It is the first Sunday in Lent. The title of today’s cantata is “Ein feste Burg ist unser Gott” (A Mighty Fortress Is Our God). The cantata was written for Reformation Day, but that won’t fall on a Sunday until 2021, and I can’t wait that long to give you one of Bach’s best-loved cantatas. And as we will see, the text relates nicely to today’s Gospel reading — and many congregations will be singing the Martin Luther hymn today that is the basis of the cantata. Listen to Bach’s cantata and rejoice:
The most recognizable iteration of the melody, from Luther’s hymn, is contained in the final chorale at 23:20 of the recording.
Luther is said to have uttered these words: “Next to the Word of God, the noble art of music is the greatest treasure in the world.” These words ring true to me, especially because musical works — Bach’s cantatas in particular — have played a primary role in bringing me back to the church.
Today’s Gospel reading is Mark 1:9-15, and describes Jesus’s 40 days in the wilderness being tempted by Satan:
The Baptism and Testing of Jesus
At that time Jesus came from Nazareth in Galilee and was baptized by John in the Jordan. Just as Jesus was coming up out of the water, he saw heaven being torn open and the Spirit descending on him like a dove. And a voice came from heaven: “You are my Son, whom I love; with you I am well pleased.”
At once the Spirit sent him out into the wilderness, and he was in the wilderness forty days, being tempted by Satan. He was with the wild animals, and angels attended him.
Jesus Announces the Good News
After John was put in prison, Jesus went into Galilee, proclaiming the good news of God. “The time has come,” he said. “The kingdom of God has come near. Repent and believe the good news!”
Last week’s Gospel reading concerned the Transfiguration of our Lord — another milestone of Jesus’s life, and another one where a voice came from the heavens, proclaiming that Jesus is God’s son. We have already heard verses 9-11 this church year, on the first Sunday after the Epiphany, but now we carry on the story to Jesus’s temptation and the proclamation of good news.
The text of today’s cantata is available here. The theme of fighting Satan is also apparent in this cantata, making this an appropriate cantata for the occasion. The opening chorus speaks of God being a fortress against “the old, evil enemy … and his horrid armaments”:
Our God is a secure fortress,
a good shield and weapon;
He helps us willingly out of all troubles,
that now have encountered us.
The old, evil enemy
is earnestly bent on it,
great strength and much deceit
are his horrid armaments,
there is nothing like him on earth.
A recitative proclaims God’s victory in “the war against Satan’s host”:
Only consider, child of God, that such great love,
which Jesus Himself
with His blood signed over to you,
through which He,
in the war against Satan’s host and against the world and sin,
has won you!
Do not make a place in your soul
for Satan and depravity!
I have given up both alcohol and chips for Lent — a double sacrifice that I’m sure we can all agree is very close to spending 40 days in the wilderness being tempted by Satan! OK, maybe not quite — but close, right?

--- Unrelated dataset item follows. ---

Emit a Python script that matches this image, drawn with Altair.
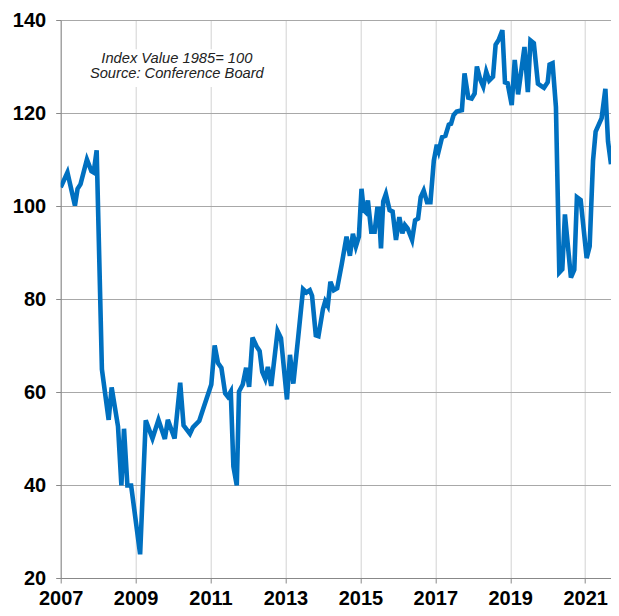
import altair as alt
import pandas as pd

# Decimal-year positions of the plotted vertices and the index values
years = [2007.0, 2007.18, 2007.38, 2007.45, 2007.53, 2007.70, 2007.82, 2007.88, 2007.96,
         2008.10, 2008.28, 2008.36, 2008.53, 2008.62, 2008.69, 2008.78, 2008.88,
         2009.12, 2009.27, 2009.45, 2009.61, 2009.78, 2009.86,
         2010.04, 2010.19, 2010.28, 2010.45, 2010.53, 2010.70, 2010.80,
         2011.02, 2011.11, 2011.20, 2011.29, 2011.39, 2011.46, 2011.54, 2011.61, 2011.70, 2011.76, 2011.86, 2011.95,
         2012.03, 2012.12, 2012.23, 2012.31, 2012.38, 2012.46, 2012.53, 2012.62, 2012.79, 2012.88,
         2013.04, 2013.12, 2013.21, 2013.34, 2013.47, 2013.56, 2013.65, 2013.71, 2013.81, 2013.88,
         2014.00, 2014.06, 2014.13, 2014.20, 2014.29, 2014.38, 2014.50, 2014.63, 2014.72, 2014.80, 2014.88, 2014.96,
         2015.03, 2015.09, 2015.14, 2015.20, 2015.29, 2015.38, 2015.45, 2015.49, 2015.55, 2015.61, 2015.68, 2015.78, 2015.86, 2015.95,
         2016.04, 2016.12, 2016.19, 2016.26, 2016.38, 2016.46, 2016.54, 2016.61, 2016.69, 2016.78, 2016.87, 2016.96,
         2017.04, 2017.09, 2017.18, 2017.27, 2017.36, 2017.42, 2017.49, 2017.57, 2017.71, 2017.78, 2017.88, 2017.97,
         2018.05, 2018.11, 2018.20, 2018.28, 2018.36, 2018.44, 2018.54, 2018.61, 2018.69, 2018.79, 2018.86, 2018.93,
         2019.04, 2019.12, 2019.21, 2019.38, 2019.47, 2019.54, 2019.63, 2019.74, 2019.86, 2019.90,
         2020.00, 2020.05, 2020.13, 2020.22, 2020.31, 2020.39, 2020.46, 2020.62, 2020.71, 2020.78, 2020.88,
         2021.04, 2021.12, 2021.21, 2021.28, 2021.44, 2021.54, 2021.61, 2021.69]

values = [104.0, 107.2, 100.1, 103.7, 104.7, 110.0, 107.5, 107.2, 112.0,
          64.9, 54.0, 61.0, 52.6, 39.9, 52.1, 39.9, 39.9,
          25.1, 53.9, 50.0, 54.0, 49.9, 54.0,
          50.0, 62.0, 52.8, 51.0, 52.4, 53.8, 56.3,
          61.6, 70.0, 66.2, 65.2, 59.7, 59.0, 60.1, 44.0, 39.9, 60.1, 61.6, 65.2,
          61.1, 71.7, 69.8, 68.8, 64.3, 62.8, 65.4, 61.3, 73.1, 71.6,
          58.4, 68.0, 61.8, 71.8, 82.1, 81.4, 81.9, 80.7, 72.2, 72.0,
          77.8, 79.5, 78.5, 83.7, 81.9, 82.3, 87.4, 93.4, 89.3, 94.0, 91.3, 93.4,
          103.7, 99.1, 98.7, 101.2, 94.5, 94.5, 99.4, 99.4, 90.9, 101.0, 102.6, 99.1, 98.8, 92.7,
          97.6, 94.1, 95.9, 95.2, 92.7, 96.9, 97.3, 101.9, 103.3, 100.8, 100.8, 109.7,
          113.2, 111.8, 114.8, 115.1, 117.5, 117.7, 119.6, 120.3, 120.6, 128.5, 123.3, 123.1,
          124.2, 130.0, 127.2, 125.7, 128.9, 127.0, 127.8, 134.7, 135.7, 137.8, 126.6, 126.4,
          121.7, 131.4, 124.0, 134.2, 124.5, 135.6, 135.0, 126.3, 125.6, 125.4,
          126.6, 130.4, 130.7, 121.3, 85.7, 86.4, 98.2, 84.6, 86.3, 101.9, 101.3,
          88.8, 91.3, 109.7, 116.0, 118.9, 125.2, 113.9, 109.0]

assert len(years) == len(values)

x_ticks = list(range(2007, 2022))
y_ticks = [20, 40, 60, 80, 100, 120, 140]
x_domain = [2007.0, 2021.69]
y_domain = [20, 140]

note_lines = ["Index Value 1985= 100", "Source: Conference Board"]
note_x = 2010.1
note_y = [131.6, 128.3]
note_box = {"x": 2007.64, "x2": 2012.5, "y": 133.7, "y2": 125.6}

df = pd.DataFrame({"year": years, "value": values})
notes = pd.DataFrame({"text": note_lines, "x": [note_x, note_x], "y": note_y})
box = pd.DataFrame([note_box])

FONT = "Liberation Sans"

x_scale = alt.Scale(domain=x_domain, nice=False, zero=False)
y_scale = alt.Scale(domain=y_domain, nice=False, zero=False)

x_axis = alt.Axis(
    values=x_ticks, format="d", title=None,
    labelExpr="datum.value % 2 == 1 ? datum.label : ''",
    labelFont=FONT, labelFontSize=20, labelFontWeight="bold", labelColor="#000",
    labelPadding=5, labelFlush=False, labelOverlap=False, labelBound=False,
    tickSize=5, tickColor="#888", domainColor="#888", domainWidth=1,
    grid=True, gridColor="#d2d2d2", gridWidth=1,
)
y_axis = alt.Axis(
    values=y_ticks, title=None,
    labelFont=FONT, labelFontSize=20, labelFontWeight="bold", labelColor="#000",
    labelPadding=10, labelFlush=False, labelOverlap=False, labelBound=False,
    tickSize=5, tickColor="#888", domainColor="#888", domainWidth=1,
    grid=True, gridColor="#a8a8a8", gridWidth=1,
)

rect = alt.Chart(box).mark_rect(fill="white", stroke=None).encode(
    x=alt.X("x:Q", scale=x_scale, axis=x_axis),
    x2="x2:Q",
    y=alt.Y("y:Q", scale=y_scale, axis=y_axis),
    y2="y2:Q",
)

line = alt.Chart(df).mark_line(color="#0070C0", strokeWidth=4.6, clip=True).encode(
    x=alt.X("year:Q", scale=x_scale, axis=x_axis),
    y=alt.Y("value:Q", scale=y_scale, axis=y_axis),
)

text = alt.Chart(notes).mark_text(
    font=FONT, fontSize=14.7, fontStyle="italic", color="#222", align="center", baseline="middle"
).encode(
    x=alt.X("x:Q", scale=x_scale),
    y=alt.Y("y:Q", scale=y_scale),
    text="text:N",
)

chart = alt.layer(rect, line, text).properties(
    width=550.3,
    height=558,
    autosize=alt.AutoSizeParams(type="none"),
    padding={"left": 52.7, "top": 12, "right": 0, "bottom": 30},
    background="white",
).configure_view(strokeWidth=0)

chart.save("out.html", embed_options={"renderer": "svg", "actions": False})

I’ve been criticized for bringing you only Bach in these Sunday posts. I’m going to continue to present Bach cantatas, but I’ll give you some other music when it relates — and today is a perfect example, because one of my favorite composers, Felix Mendelssohn, used the same Martin Luther hymn as the basis of the fourth movement of his “Reformation Symphony”:
The entire symphony is available there for you to listen to, but I have set it up to begin at the fourth movement, so you can hear the stirring melody used in Bach’s cantata. It begins in the flute, spreads to other woodwinds, and is gradually taken up by the full orchestra. At 27:42, there is a stirring rendition of the theme to close the symphony. The symphony was labeled Mendelssohn’s Fifth, but was actually his second, and is not performed nearly often enough.
If you’re interested in hearing a beautiful performance of Luther’s hymn sung in English, there’s this performance by the Choir of King’s College, Cambridge.
UPDATE: A commmenter explains the meaning of the Arabic letter in the video, as to which I was previously ignorant:
The Arabic letter is a “nun,” for “Nazarene.” ISIS militants spray-painted it on the homes of Christians to mark them for terror and then seizure of their property. Some Westerners have adopted it as a symbol of solidarity.
UPDATE x2: If you don’t have time to listen to anything else, make sure to listen to the duet at 19:12. It is one of the more beautiful passages Bach wrote — and that’s saying something.